- _Objective_
Retype exactly what runs from the first line of the data to the line with "import plotly.graph_objects as go", keeping both of those lines and skipping pictures.
════
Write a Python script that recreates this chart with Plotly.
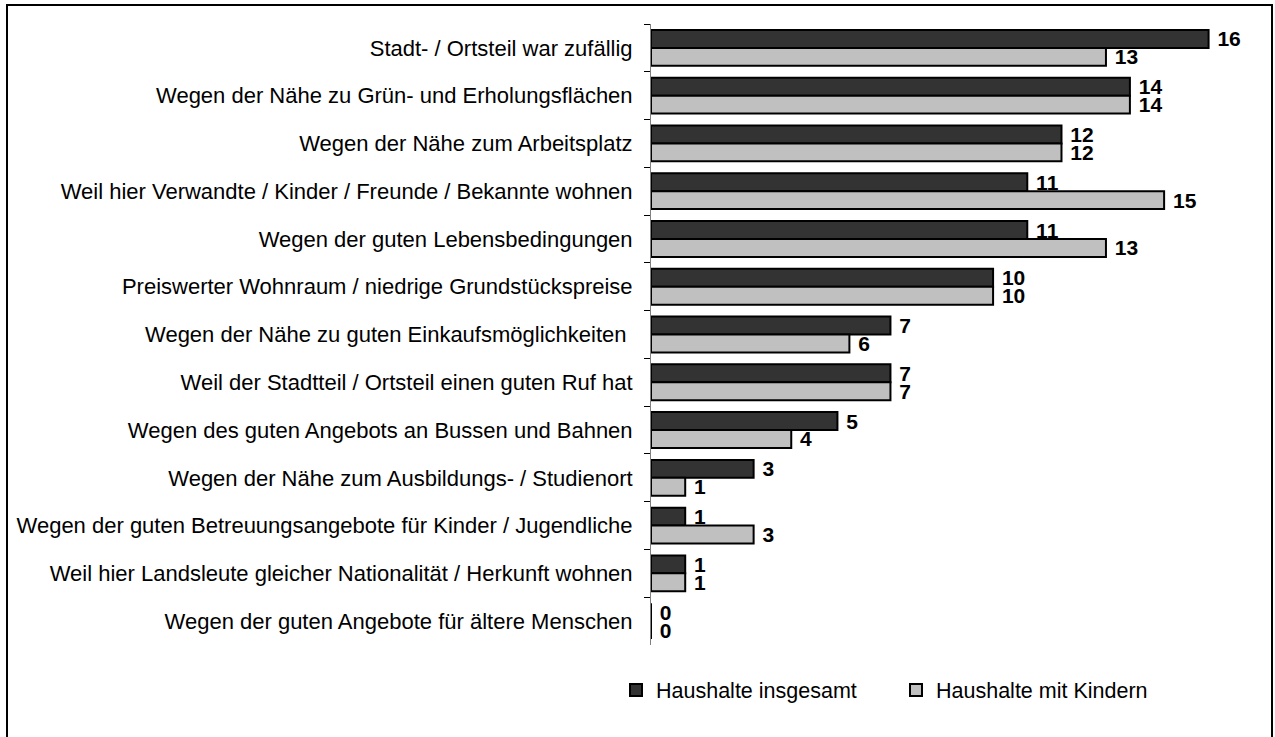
import plotly.graph_objects as go

categories = [
    "Stadt- / Ortsteil war zufällig",
    "Wegen der Nähe zu Grün- und Erholungsflächen",
    "Wegen der Nähe zum Arbeitsplatz",
    "Weil hier Verwandte / Kinder / Freunde / Bekannte wohnen",
    "Wegen der guten Lebensbedingungen",
    "Preiswerter Wohnraum / niedrige Grundstückspreise",
    "Wegen der Nähe zu guten Einkaufsmöglichkeiten ",
    "Weil der Stadtteil / Ortsteil einen guten Ruf hat",
    "Wegen des guten Angebots an Bussen und Bahnen",
    "Wegen der Nähe zum Ausbildungs- / Studienort",
    "Wegen der guten Betreuungsangebote für Kinder / Jugendliche",
    "Weil hier Landsleute gleicher Nationalität / Herkunft wohnen",
    "Wegen der guten Angebote für ältere Menschen",
]
insgesamt = [16.3, 14.0, 12.0, 11.0, 11.0, 10.0, 7.0, 7.0, 5.45, 3.0, 1.0, 1.0, 0.0]
mit_kindern = [13.3, 14.0, 12.0, 15.0, 13.3, 10.0, 5.8, 7.0, 4.1, 1.0, 3.0, 1.0, 0.0]

FONT = "Liberation Sans, Arial, sans-serif"

fig = go.Figure()
for name, vals, col in [("Haushalte insgesamt", insgesamt, "#333333"),
                        ("Haushalte mit Kindern", mit_kindern, "#C0C0C0")]:
    fig.add_trace(go.Bar(
        name=name, y=categories, x=vals, orientation="h",
        marker=dict(color=col, line=dict(color="#000000", width=2)),
        texttemplate=" %{x:.0f}", textposition="outside", cliponaxis=False,
        constraintext="none",
        textfont=dict(family=FONT, size=21, color="#000000", weight="bold"),
    ))

L, R, T, B = 651, 24, 24, 92
W, H = 1275, 737
pw, ph = W - L - R, H - T - B

def px(x):
    return (x - L) / pw

def py(y):
    return (H - B - y) / ph

fig.update_layout(
    width=W, height=H,
    margin=dict(l=L, r=R, t=T, b=B, autoexpand=False),
    paper_bgcolor="white", plot_bgcolor="white",
    barmode="group", bargap=0.25, bargroupgap=0,
    font=dict(family=FONT, size=22, color="#000000"),
    xaxis=dict(range=[0, 17.54], visible=False, fixedrange=True, automargin=False),
    yaxis=dict(
        autorange="reversed", type="category", automargin=False,
        showline=True, linecolor="#808080", linewidth=1,
        ticks="outside", tickson="boundaries", ticklen=6, tickcolor="#000000",
        tickfont=dict(family=FONT, size=22, color="#000000"),
        ticklabelstandoff=13, showgrid=False,
    ),
    legend=dict(
        orientation="h", x=px(616), xanchor="left", y=py(690), yanchor="middle",
        font=dict(family=FONT, size=21.5, color="#000000"),
        itemwidth=30, bgcolor="rgba(0,0,0,0)",
        entrywidth=235, entrywidthmode="pixels",
    ),
    showlegend=True,
    shapes=[dict(
        type="rect", xref="paper", yref="paper",
        x0=px(7), x1=px(1272), y0=py(760), y1=py(5),
        line=dict(color="#000000", width=2), fillcolor="rgba(0,0,0,0)", layer="below",
    )],
)

fig.write_html("out.html", config={"displayModeBar": False},
               post_script="document.body.style.margin='0';")
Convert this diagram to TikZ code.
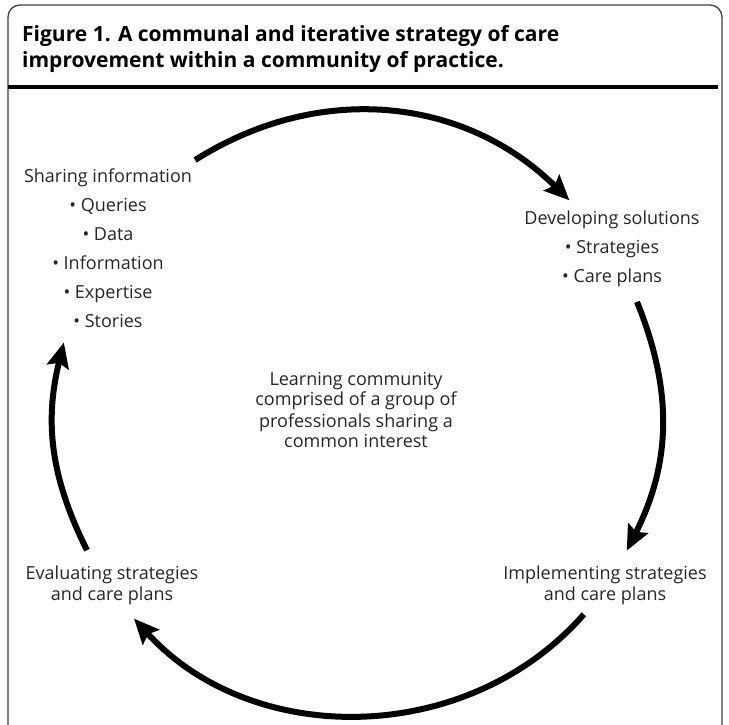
\documentclass[tikz,border=0pt]{standalone}
\usepackage{fontspec}
\setmainfont{Open Sans}
\usetikzlibrary{arrows.meta, calc, positioning}

\begin{document}
\begin{tikzpicture}[x=1pt, y=1pt, font=\fontsize{18}{21}\selectfont,
    frame/.style={draw, black!75, line width=1.3pt, rounded corners=12pt},
    heading/.style={anchor=base west, align=left, inner sep=0, font=\fontsize{21}{26}\selectfont\bfseries},
    stage/.style={anchor=base, align=center, inner sep=0, text=black!85},
    items/.style={stage, font=\fontsize{18}{29}\selectfont},
    turn/.style={line width=6pt, -{Stealth[length=25pt, width=22pt, inset=4pt]}},
    rule/.style={line width=4pt},
    ]
    \useasboundingbox (0,0) rectangle (729,724);

    \coordinate (hub) at (357,309);
    \coordinate (r1) at (8,637);
    \coordinate (r2) at (718,637);

    % frame, open at the bottom
    \draw[frame] (8,-10) -- (8,719) -- (722,719) -- (722,-10);

    % base of a node = baseline of its last line
    \node(title)[heading] at (22,656){Figure 1. A communal and iterative strategy of care\\improvement within a community of practice.};
    \draw[rule](r1) -- (r2);

    \node(share)[items] at (108,396){Sharing information\\ \textbullet\ Queries\\ \textbullet\ Data\\ \textbullet\ Information\\ \textbullet\ Expertise\\ \textbullet\ Stories};
    \node(dev)[items] at (612,441){Developing solutions\\ \textbullet\ Strategies\\ \textbullet\ Care plans};
    \node(impl)[stage] at (605,124){Implementing strategies\\and care plans};
    \node(eval)[stage] at (112,124){Evaluating strategies\\and care plans};
    \node(core)[stage] at (356,276){Learning community\\comprised of a group of\\professionals sharing a\\common interest};

    % ends of the four arcs, on one circle round the hub
    \coordinate (a1) at ($(hub)+(122.4:302)$);
    \coordinate (a2) at ($(hub)+(45.3:302)$);
    \coordinate (b1) at ($(hub)+(22:302)$);
    \coordinate (b2) at ($(hub)+(-26.7:302)$);
    \coordinate (c1) at ($(hub)+(-41.3:302)$);
    \coordinate (c2) at ($(hub)+(-137.6:302)$);
    \coordinate (d1) at ($(hub)+(206.6:302)$);
    \coordinate (d2) at ($(hub)+(166.1:302)$);

    \draw[turn](a1) to[bend left=38.5] (a2);
    \draw[turn](b1) to[bend left=24.4] (b2);
    \draw[turn](c1) to[bend left=48.2] (c2);
    \draw[turn](d1) to[bend left=20.2] (d2);

\end{tikzpicture}
\end{document}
════
- _Response to the task_
Write a Python script that recreates this chart with Plotly.
import plotly.graph_objects as go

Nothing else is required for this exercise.